The color purple, according to Mossberg, embodies the premise of interdisciplinary learning, representing integration and connection of knowledge. “If you’re thinking of the palette of options for yourself, it isn’t just red; it isn’t just blue—it is purple,” she says. This concept led her to explore how America’s greatest leaders have been influenced by the humanities. She took particular inspiration from John Muir, a geologist, botanist, and writer, who fused his knowledge of literature with scientific inquiry. “He memorized Homer and the Bible and Shakespeare and Milton and Bobby Burns,” she says. “So when he looked at a rock as a geologist or at a plant as a botanist, it was through the filter of that. He was putting together the humanities and the sciences and the social sciences,” Mossberg says. “He was being purple.”

After 40 years, Mossberg had woven together an intricate tapestry of global connections, but despite all the places and events and distinguished appointments, it was to teaching and Oregon that she felt most connected. In 2013, “like Ulysses returning to his beloved Ithaca,” she returned to the UO to teach in the Robert Donald Clark Honors College. “I was always working my way back,” she says. “I wanted to bring to Oregon the fusion of arts and science and leadership and epic [literature] and poetry.” Mossberg further completed the circle this year, returning to Helsinki to participate in the 40th anniversary celebration of the Fulbright Chair.

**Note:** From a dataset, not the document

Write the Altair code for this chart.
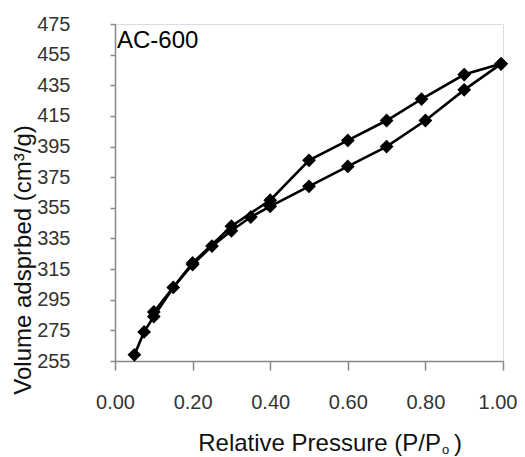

On campus, you may find Professor Mossberg—with the same joy and enthusiasm as her 26-year-old self—musing beneath one of her favorite trees, or picking up camphor leaves, or happily ensconced in a classroom, on fire and eager to share “the purple” through her unique brand of interdisciplinary, cross-cultural courses with titles ranging from Imaginary Gardens with Real Toads in Them to That’s Wild! Eco-Epic and the Green Imagination.